I know this feeling. I don't know if this angle helps, but I've been thinking about this lately writing WCQ (which as you know, had lots of little bits written ahead), and I'm glad almost all of them are threaded in or kicked out now. The reason is that none of them lined up how I expected. As I wrote the path from one point to that written stuff on the horizon after the gap I never ended up where I expected and then what was at the end of the gap didn't fit anymore. It's because the characters lead me and I can't often predict successfully which path they take.

It's like standing in a spot and there are ten different roads that can take you to the destination. If you let the character lead you and take your hand and pull you along, that path might not connect up perfectly with what's on the other side. Then it's revising what was written so long before, or sometimes *shudders* throwing it all into the old snippets file.

There's always the choice too, to take the character's hand and tug them down a road that will make it all fall into place, but then you have to push and prod and even mold them into what you want. I hate doing that, I can't do it well anyway (and it throws me out and disconnects me). I'm not sure how writers who work this way do it to begin with.

So, going back to the first example, with the character pulling along...I personally scowl while smiling about it. It often means I end up with a section that doesn't quite make sense anymore and it's a bunch of revising and adjusting and what they told me months ago would happen not being the case anymore. And for me, that is frightening. It means throwing away beautiful words and imagery that I've been hugging for so long. It's why making gaps is something I even fear now. And then, of course, I scowl at "wasted time" and "wasted words."
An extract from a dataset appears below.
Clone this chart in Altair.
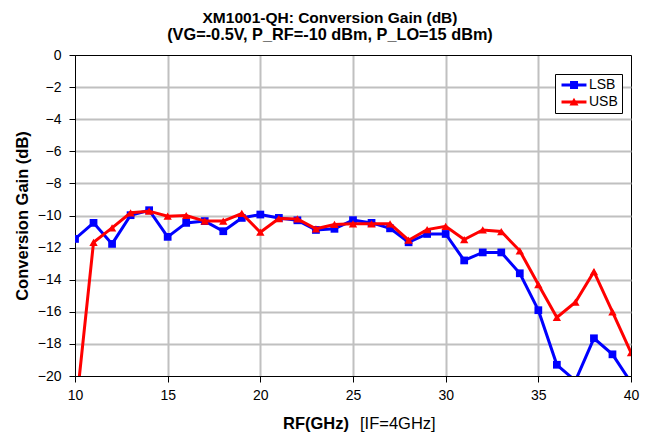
import altair as alt
import pandas as pd

# ---- data ----
freq_ghz = [10, 11, 12, 13, 14, 15, 16, 17, 18, 19, 20, 21, 22, 23, 24, 25,
            26, 27, 28, 29, 30, 31, 32, 33, 34, 35, 36, 37, 38, 39, 40]
lsb_db = [-11.46, -10.46, -11.77, -9.98, -9.67, -11.33, -10.46, -10.35, -10.98, -10.15,
          -9.94, -10.15, -10.30, -10.90, -10.83, -10.29, -10.46, -10.80, -11.67, -11.15,
          -11.15, -12.80, -12.30, -12.30, -13.60, -15.90, -19.30, -20.30, -17.65, -18.65,
          -20.40]
usb_db = [-22.6, -11.67, -10.77, -9.83, -9.73, -10.04, -10.00, -10.35, -10.35, -9.875,
          -11.04, -10.19, -10.21, -10.83, -10.56, -10.52, -10.52, -10.52, -11.54, -10.88,
          -10.67, -11.50, -10.90, -11.00, -12.20, -14.30, -16.35, -15.40, -13.50, -16.00,
          -18.55]
series_names = ["LSB", "USB"]
series_colors = ["#0000FF", "#FF0000"]
x_ticks = [10, 15, 20, 25, 30, 35, 40]
y_ticks = [-20, -18, -16, -14, -12, -10, -8, -6, -4, -2, 0]
title_lines = ["XM1001-QH: Conversion Gain (dB)", "(VG=-0.5V, P_RF=-10 dBm, P_LO=15 dBm)"]
x_title_bold = ["RF(GHz)"]
x_title_plain = ["[IF=4GHz]"]
y_title = "Conversion Gain (dB)"

df = pd.DataFrame({
    "freq": freq_ghz + freq_ghz,
    "gain": lsb_db + usb_db,
    "series": [series_names[0]] * len(freq_ghz) + [series_names[1]] * len(freq_ghz),
})

FONT = "Liberation Sans"
GRID = "#C0C0C0"

def edge_color(lo, hi):
    return {"condition": {"test": f"datum.value == {lo} || datum.value == {hi}",
                          "value": "black"}, "value": GRID}

def edge_width(lo, hi):
    return {"condition": {"test": f"datum.value == {lo} || datum.value == {hi}",
                          "value": 1}, "value": 2}

common_axis = dict(grid=True, tickSize=6, tickColor="black", tickWidth=1,
                   domainColor="black", domainWidth=1,
                   labelFont=FONT, labelFontSize=14, labelColor="black")

x_enc = alt.X("freq:Q",
              scale=alt.Scale(domain=[10, 40], nice=False, zero=False),
              axis=alt.Axis(values=x_ticks, title=None, labelPadding=6,
                            labelFlush=False,
                            gridColor=edge_color(10, 40), gridWidth=edge_width(10, 40),
                            **common_axis))
y_enc = alt.Y("gain:Q",
              scale=alt.Scale(domain=[-20, 0], nice=False, zero=False),
              axis=alt.Axis(values=y_ticks, title=y_title, labelPadding=8,
                            labelFlush=False,
                            gridColor=edge_color(-20, 0), gridWidth=edge_width(-20, 0),
                            titleFont=FONT, titleFontSize=16.5,
                            titleFontWeight="bold", titleColor="black",
                            titleAngle=270, titleX=-53, titleY=160.5,
                            titleAlign="center", titleBaseline="middle",
                            **common_axis))

base = alt.Chart(df).encode(x=x_enc, y=y_enc)

def series_layers(name, color, shape, size):
    sub = base.transform_filter(alt.datum.series == name)
    line = sub.mark_line(color=color, strokeWidth=3, clip=True)
    pts = sub.mark_point(shape=shape, filled=True, color=color, size=size,
                         opacity=1, clip=True)
    return [line, pts]

layers = []
layers += series_layers(series_names[0], series_colors[0], "square", 60)
layers += series_layers(series_names[1], series_colors[1], "triangle-up", 70)

# legend symbols: short line with marker (unit = 6.5 px, symbol column 13 px)
legend_paths = [
    "M-0.69,-0.23H3.15V0.23H-0.69Z M0.62,-0.62H1.85V0.62H0.62Z",
    "M-0.69,-0.23H3.15V0.23H-0.69Z M1.23,-0.65L1.93,0.55H0.53Z",
]
leg = alt.Legend(orient="none", legendX=480, legendY=19, title=None,
                 strokeColor="black", fillColor="white", padding=4,
                 labelFont=FONT, labelFontSize=14, labelColor="black",
                 symbolSize=169, symbolStrokeWidth=0, labelOffset=16,
                 symbolOpacity=1, rowPadding=3)
legend_layer = base.transform_filter("false").mark_point(
    filled=True, opacity=1, size=169).encode(
    color=alt.Color("series:N", scale=alt.Scale(domain=series_names, range=series_colors),
                    legend=leg),
    shape=alt.Shape("series:N", scale=alt.Scale(domain=series_names, range=legend_paths),
                    legend=leg),
)
layers.append(legend_layer)

xt_bold = alt.Chart(pd.DataFrame({"t": x_title_bold})).mark_text(
    align="left", baseline="alphabetic", font=FONT, fontWeight="bold",
    fontSize=16.5, color="black").encode(
    x=alt.value(208), y=alt.value(374), text="t:N")
xt_plain = alt.Chart(pd.DataFrame({"t": x_title_plain})).mark_text(
    align="left", baseline="alphabetic", font=FONT, fontWeight="normal",
    fontSize=16.5, color="black").encode(
    x=alt.value(285), y=alt.value(374), text="t:N")
layers += [xt_bold, xt_plain]

chart = alt.layer(*layers).properties(
    width=556, height=321,
    title=alt.TitleParams(text=title_lines[0], subtitle=title_lines[1],
                          anchor="middle", frame="group", dx=-23, offset=5,
                          font=FONT, fontSize=15.5, fontWeight="bold", color="black",
                          subtitleFont=FONT, subtitleFontSize=16.3,
                          subtitleFontWeight="bold", subtitleColor="black",
                          subtitlePadding=0),
    autosize=alt.AutoSizeParams(type="none"),
    padding={"left": 67, "top": 47, "right": 12, "bottom": 56},
).configure_view(
    stroke="black", strokeWidth=1
).configure(background="white")

chart.save("out.html", embed_options={"renderer": "svg", "actions": False})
Because of this, I've recently been trying to look at stuff written ahead more like meta than hard words or scenes that will necessarily make it into the story. It's like my couch scene and my before bath scene being completely off and I had to just take the few relevant bits and pieces I could use and build around them and toss everything else out. *cries* Because ofc, these two idiots chose to take a different road than I thought they would. But in the end, I truly like it even better this way.

It's like, sure Levi has a shiny new scene that he's sure happens in the future on this day, but maybe after he gets to it, he realizes he didn't tell it to me quite right.

I think having to find the threads to get there is seriously the part that makes it the most difficult too. Whether it's conscious or subconscious it's there. So much changes in tens of thousands of words. Even in a few hundred sometimes and I think as a writer who is lead by the characters like you are, it's hard to know if they even get to a certain point or how a scene will truly be when it's so far away. When we write ahead, it's almost like skipping all the days between and all the development. We miss things influencing them that we didn't even know would happen then. This may work for people who "control" their characters and plan, but I don't think it necessarily works for "pantsers" or for empathetic writers. And when you're an empathetic pantser, I think it's probably the hardest to deal with.

I don't know if this is true in your case, I can't say what is in your mind, but for me, it's this feeling of having to almost force them to that point or find a road that works to get to it if I want it to be mainly the same. If I'm hugging it and have been looking forward to that point for so long it makes it even harder.

And it's true, the only thing that will get you there is filling the gap. I wouldn't let it loom though. Write what they tell you and see where they take you. Maybe it even missies exactly where you think they're going or how they go, but as you said, that can be taken care of in revisions. And sometimes we get lucky and they take us somewhere even better than to that big piece already written that we've been looking to for forever. <3

Date: 2019-02-01 01:35 pm (UTC)
ittybittyteapot: (Default)
From: [personal profile] ittybittyteapot
"Yes, like this, really. From a rational point I know this is a bit silly, really, but then I sit down to write and all logic goes to shit a little bit. :) It's what I love about writing, although in his case it doesn't help too much to proceed."

Exactly like this. It is a bit silly and it goes to shit here too. It doesn't make it any less real of a thing though. Even trying to rationalize it doesn't help here.

I know what you mean too about all of this. These scenes telling you it's truly a story and not just some fleeting thing and you know this is it, and then looking at it and frowning and the parts of it not even being "good" because "oh, let's try this." And then it has to be revised and rooted and all the stitches have to be made. To me, if the scene was "real" and makes it in, it's almost like I had a piece of a sculpture roughly sculpted sitting on the workbench and now I have to stick this foot on this leg with no foot. In my case lately, only the big toe was meant to go on this clay person so I had to make the rest of the foot again and just cut the toe off the original foot and stick it on there. Lol, my sculpture/writing analogies are getting even weirder. ;p

Coming toward the end seems to have this effect too. I know it's not even uncommon. The goodbye is never easy. I did think since this was just a part one that it maybe wouldn't be like this for you this time, but it's not truly surprising. It's still a little end. And yes that rolling around forever. Probably why I should stop nitpicking 100 pages up from where I need to be filling out a scene. *rolls eyes at myself*

Once you can get there this big revising and making it come together is going to be amazing and it will be worth these days of feeling like this.

As we were talking about yesterday, I think the POV change is a good idea. Especially with all the happy. Hanji, I still think is the best choice. She's crazy and loud and talks and talks, but it might shift the mood a bit wihtout derailing. She can remind without causing chaos in the story that you don't need in there at this point.

And yes, about art; it is so contradictory sometimes, and it's odd, and artists are odd, and that's fine and wonderful. There's always a hurdle. It's like waves. They gentle and you float between them then you have to ride one out and do it all over again. And I should really think about my own words once in a while since I've been angsting around all week over writing.